The performances were the finale of a two-week theater camp program called Rainbow Connection, funded by the Arts Project of Cherry Grove. The Arts Project is the oldest LGBTQ+ theater company in America and runs the oldest continuously operating LGBTQ+ theater in the country. The “queer intergenerational summer camp” was aimed at LGBTQ+ young adults ages 15-21 and up, as well as LGBTQ+ older adults ages 55 and up. Sheila Morgan, executive producer for Rainbow Connection and director of development for the Arts Project, explained that the camp and the performances were developed in this way to bridge the gap between LGBTQ+ youth and elders.

Camp participants like Jack Lada, a 22-year-old transgender man, echoed these sentiments saying it was important for LGBTQ+ youth and elders to build connections and collaborate so they could learn from one another. Lada also said that “I have nothing but respect for all of them” in regards to his older camp mates and their ability to survive and come of age in a time when it was more difficult to be an LGBTQ+ person in the U.S. than it is today. Older Rainbow Connection campers like Michael Butler also praised the camp for fostering “emotional healing and understanding between its participants” and called the opportunity to learn from LGBTQ+ youths “immensely rewarding.”

Morgan explained that The Rainbow Connection program relied upon “devise theater,” a technique utilizing improv, writing exercises, personal sharing, and other creative prompts to help participants develop scenes based on their lives and in this case their LGBTQ+ identity. The camp was divided into two weeks with the first week focused on creating the show’s many performance pieces through devise theater and the second week being dedicated to rehearsals. Lada explained one example of a first week writing exercise was called bathroom graffiti, in which participants had to write and doodle on a giant piece of paper about issues facing the LGBTQ+ community. Lada’s musical spoken word poetry piece “We’re not going back” presented during the show was inspired by something he wrote during the activity. Campers were able to attend the camp for free and were reimbursed for ferry tickets and provided lunch by the Arts Project every day.

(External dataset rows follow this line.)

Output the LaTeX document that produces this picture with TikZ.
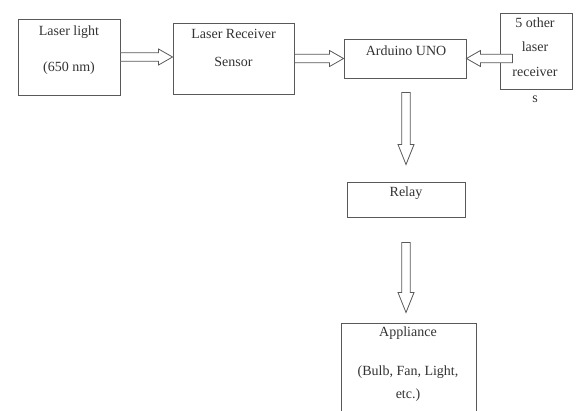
\documentclass[tikz,border=0pt]{standalone}
\usepackage{fontspec}
\setmainfont{Liberation Serif}
\usetikzlibrary{calc, positioning}

\tikzset{
  blockbox/.style={draw=black!65, line width=0.9pt, fill=white, inner sep=0pt},
  blocktext/.style={text=black!80, font=\fontsize{14}{16}\selectfont, inner sep=0pt, text height=9pt, text depth=3pt},
  fatline/.style={draw=black!65, line width=0.8pt, fill=white, line join=miter},
}
\newcommand{\shaftw}{4.3pt}
\newcommand{\headw}{8pt}
% hollow block arrow from #2 to #3, head length #1
\newcommand{\fatarrow}[3][14pt]{%
  \coordinate (ahead) at ($(#3)!#1!(#2)$);
  \draw[fatline] ($(#2)!\shaftw!90:(#3)$) -- ($(ahead)!\shaftw!90:(#3)$)
    -- ($(ahead)!\headw!90:(#3)$) -- (#3) -- ($(ahead)!\headw!-90:(#3)$)
    -- ($(ahead)!\shaftw!-90:(#3)$) -- ($(#2)!\shaftw!-90:(#3)$) -- cycle;}

\begin{document}
\begin{tikzpicture}[x=1pt, y=-1pt]
\path[use as bounding box, clip] (0,0) rectangle (578,410);

% boxes
\node[blockbox, minimum width=102pt, minimum height=76pt] (laser) at (69,57) {};
\node[blockbox, minimum width=121pt, minimum height=71pt] (receiver) at (233.5,58.5) {};
\node[blockbox, minimum width=122pt, minimum height=39pt] (arduino) at (405,58.5) {};
\node[blockbox, minimum width=72pt, minimum height=76pt] (others) at (536,51) {};
\node[blockbox, minimum width=118pt, minimum height=35pt] (relay) at (406,199.5) {};
\node[blockbox, minimum width=135pt, minimum height=110pt] (appliance) at (408.5,378) {};

% labels
\node[blocktext] (laserT1) at (69,32) {Laser light};
\node[blocktext] (laserT2) at (69,68) {(650 nm)};
\node[blocktext] (receiverT1) at (233.5,35) {Laser Receiver};
\node[blocktext] (receiverT2) at (233.5,63) {Sensor};
\node[blocktext] (arduinoT) at (406,52) {Arduino UNO};
\node[blocktext] (othersT1) at (535,24) {5 other};
\node[blocktext] (othersT2) at (535,48) {laser};
\node[blocktext] (othersT3) at (535,73) {receiver};
\node[blocktext] (othersT4) at (535,99) {s};
\node[blocktext] (relayT) at (406,193) {Relay};
\node[blocktext] (applianceT1) at (408,333) {Appliance};
\node[blocktext] (applianceT2) at (408,372) {(Bulb, Fan, Light,};
\node[blocktext] (applianceT3) at (408,395) {etc.)};

% arrow ends
\coordinate (a3s) at ($(others.west |- arduino.east)+(13,0)$);
\coordinate (a4s) at ($(arduino.south)+(1,14)$);
\coordinate (a4e) at ($(a4s |- relay.north)+(0,-17)$);
\coordinate (a5s) at ($(relay.south)+(0,25)$);
\coordinate (a5e) at ($(a5s |- appliance.north)+(0,-10)$);

% arrows
\fatarrow{laser.east}{laser.east -| receiver.west}
\fatarrow{receiver.east}{arduino.west}
\fatarrow{a3s}{arduino.east}
\fatarrow[20pt]{a4s}{a4e}
\fatarrow[20pt]{a5s}{a5e}
\end{tikzpicture}
\end{document}
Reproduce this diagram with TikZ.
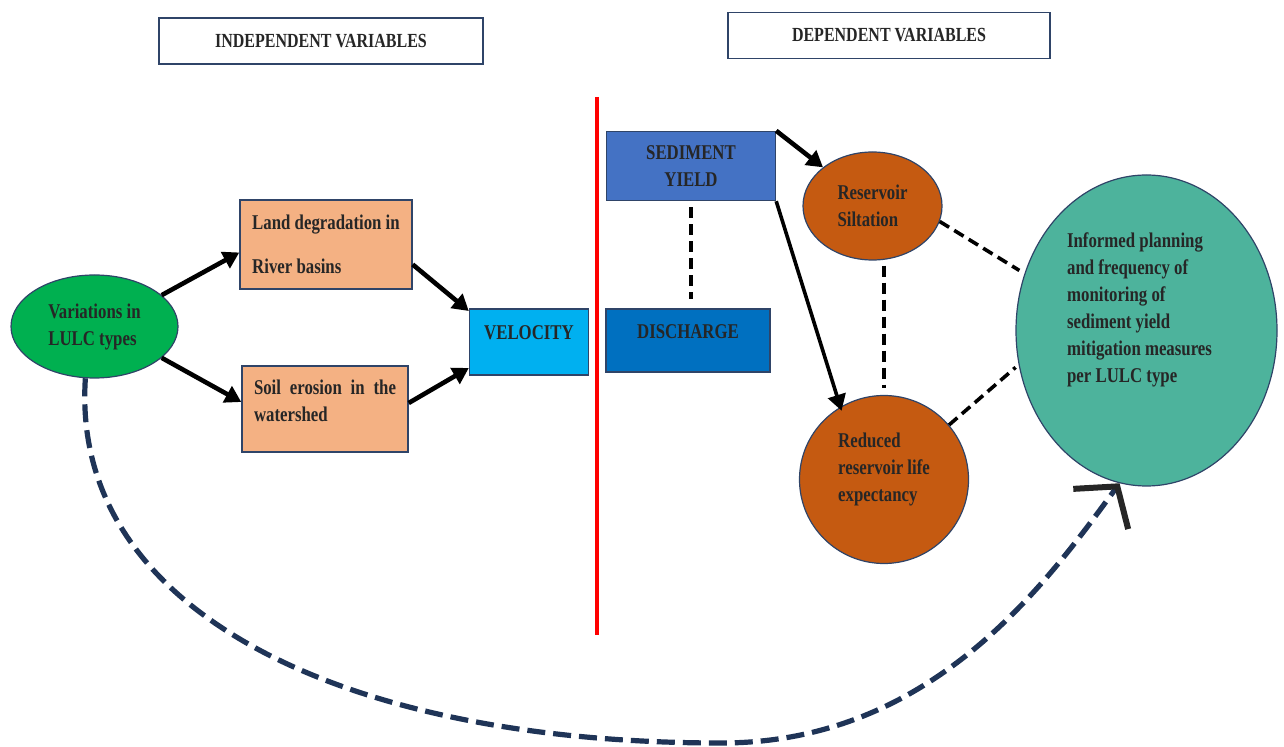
\documentclass[tikz,border=0pt]{standalone}
\usepackage{fontspec}
\setmainfont{Liberation Serif}[FakeStretch=0.8]
\usetikzlibrary{arrows.meta,positioning,shapes.geometric}

\definecolor{lulcgreen}{HTML}{00B050}
\definecolor{peach}{HTML}{F4B183}
\definecolor{skyblue}{HTML}{00B0F0}
\definecolor{sedblue}{HTML}{4472C4}
\definecolor{disblue}{HTML}{0070C0}
\definecolor{rust}{HTML}{C55A11}
\definecolor{planteal}{HTML}{4DB39C}
\definecolor{edgeblue}{HTML}{2F4468}
\definecolor{curvenavy}{HTML}{1F3457}
\definecolor{inkgray}{HTML}{262626}

\tikzset{
  box/.style={rectangle,draw=edgeblue,line width=0.7pt},
  blob/.style={ellipse,draw=edgeblue,line width=0.6pt,inner sep=0pt},
  arr/.style={-{Triangle[length=8pt,width=9pt]},line width=2.3pt},
  dashlink/.style={line width=1.8pt,dash pattern=on 5.5pt off 3pt},
}

\begin{document}
\begin{tikzpicture}[x=0.5pt,y=-0.5pt,every node/.style={text=inkgray,font=\bfseries\fontsize{10.5}{13.5}\selectfont}]
\useasboundingbox (0,0) rectangle (1284,747);

% headers
\node[box,minimum width=162pt,minimum height=23pt,font=\bfseries\fontsize{10}{12}\selectfont] (indep) at (321,41) {INDEPENDENT VARIABLES};
\node[box,minimum width=161pt,minimum height=23pt,font=\bfseries\fontsize{10}{12}\selectfont] (dep) at (889,35.5) {DEPENDENT VARIABLES};

% independent side
\node[blob,fill=lulcgreen,minimum width=83.5pt,minimum height=51.5pt,align=left] (lulc) at (94.5,326.5) {Variations in\\LULC types};
\node[box,fill=peach,minimum width=86pt,minimum height=44.5pt,align=left] (land) at (326,244.5) {Land degradation in\\[8.5pt]River basins};
\node[box,fill=peach,minimum width=83pt,minimum height=43pt] (soil) at (325,409) {};
\node[text width=71pt,align=justify] (soiltxt) at ([yshift=4pt]soil.center) {Soil erosion in the watershed};
\node[box,fill=skyblue,minimum width=59.5pt,minimum height=33pt,text depth=9pt] (vel) at (529,342) {VELOCITY};

\draw[arr] (lulc.25) -- ([yshift=-4pt]land.west);
\draw[arr] (lulc.-25) -- ([yshift=3.5pt]soil.west);
\draw[arr] ([yshift=-10pt]land.east) -- ([yshift=15.5pt]vel.west);
\draw[arr] ([yshift=3pt]soil.east) -- ([yshift=-13pt]vel.west);

% divider
\draw[red,line width=2pt] (597,97) -- (597,635);

% dependent side
\node[box,fill=sedblue,minimum width=84.5pt,minimum height=34.5pt,align=center] (sed) at (691,166) {SEDIMENT\\YIELD};
\node[box,fill=disblue,minimum width=82pt,minimum height=31.5pt,text depth=9pt] (dis) at (688,340.5) {DISCHARGE};
\node[blob,fill=rust,minimum width=69.5pt,minimum height=54pt,align=left] (silt) at (872.5,206) {Reservoir\\Siltation};
\node[blob,fill=rust,minimum width=84.5pt,minimum height=84pt] (red) at (884,479.5) {};
\node[align=left] (redtxt) at ([yshift=5.25pt]red.center) {Reduced\\reservoir life\\expectancy};
\node[blob,fill=planteal,minimum width=130.5pt,minimum height=155.5pt] (plan) at (1146.5,330.5) {};
\node[align=left] (plantxt) at ([xshift=-3.5pt,yshift=10.5pt]plan.center) {Informed planning\\and frequency of\\monitoring of\\sediment yield\\mitigation measures\\per LULC type};

\draw[arr] (sed.north east) -- (silt.142);
\draw[arr,line width=1.8pt,shorten >=-2pt] (sed.south east) -- (red.121);
\draw[dashlink,shorten <=3pt,shorten >=4.5pt] (sed.south) -- (sed.south |- dis.north);
\draw[dashlink,shorten <=2.5pt,shorten >=3.5pt] (red.north |- silt.south) -- (red.north);
\draw[dashlink,shorten >=3pt] (silt.-13) -- (plan.155);
\draw[dashlink,shorten >=2pt] (red.40) -- (plan.195);

% feedback loop
\coordinate (low) at (717,743);
\draw[curvenavy,line width=2.6pt,dash pattern=on 9pt off 4pt,
  -{Straight Barb[length=14pt,width=34pt,line width=3pt,color=inkgray]}]
  (lulc.-100) .. controls (70,610) and (340,742) .. (low)
  .. controls (930,745) and (1045,585) .. (plan.-100);
\end{tikzpicture}
\end{document}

Other examples of performance pieces presented during “Cherry Groves” include a rendition of Frank Sinatra’s “My Way” performed by Lada, a short film explaining what Rainbow Connection is, and a monologue called “I saw Queer Heaven” by Sophie Kim that presents a vision of heaven as a sanctuary for queer people, among other pieces. All of the performance pieces presented during “Cherry Groves” by the Rainbow Connection campers explored themes like empowerment, identity, resilience, and generational trauma in the LGBTQ+ community. The first night of the show was a free pay what you will preview and the second night was a fundraiser for the Arts Project with tickets costing $45 for members and $50 for non-members and also providing access to a gala after party.

Morgan was originally inspired to create the Rainbow Connection program by an annual foster youth field trip to Cherry Grove and its historic theater organized by Sandra Davidson and Todd Alessandro founded in the late 2010s. Rainbow Connection 2023 is the third iteration of the intergenerational LGBTQ+ theater camp since the program’s inaugural summer in 2021. Past Rainbow Connection shows have included focuses on the evolution of the pride flag and a musical reenactment of the Stonewall Riot as elements.

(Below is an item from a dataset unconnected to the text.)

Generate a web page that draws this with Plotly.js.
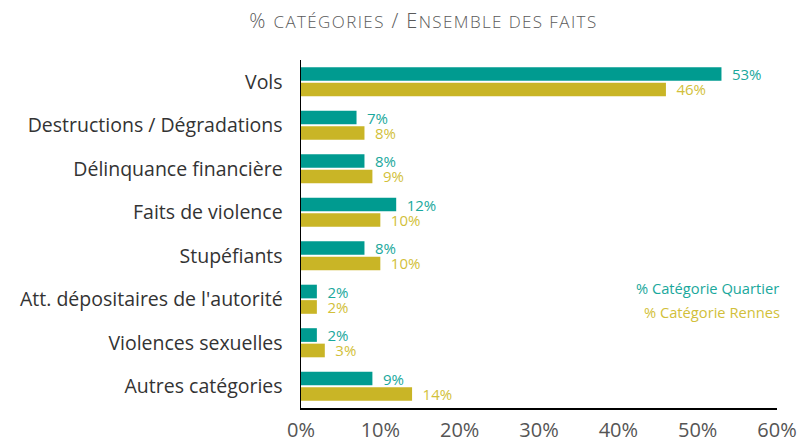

Morgan explained that she created the program to bring together LGBTQ+ elders and youth so that the participants could communicate and learn from one another and to express themselves creatively. The camp gives youth an opportunity to become invested in the Arts Program and the Cherry Grove community and LGBTQ+ elders a chance to share their stories and have them celebrated. Morgan also said that the performances act as something of a coming out party for campers who may have recently transitioned or come out and are presenting as their new self for the first time. Morgan had a message for LGBTQ+ Fire Islanders who missed the chance to participate in the camp saying: “We’re looking to build enrollment and so it would be wonderful to have more Fire Island residents from other communities to come” enroll next year.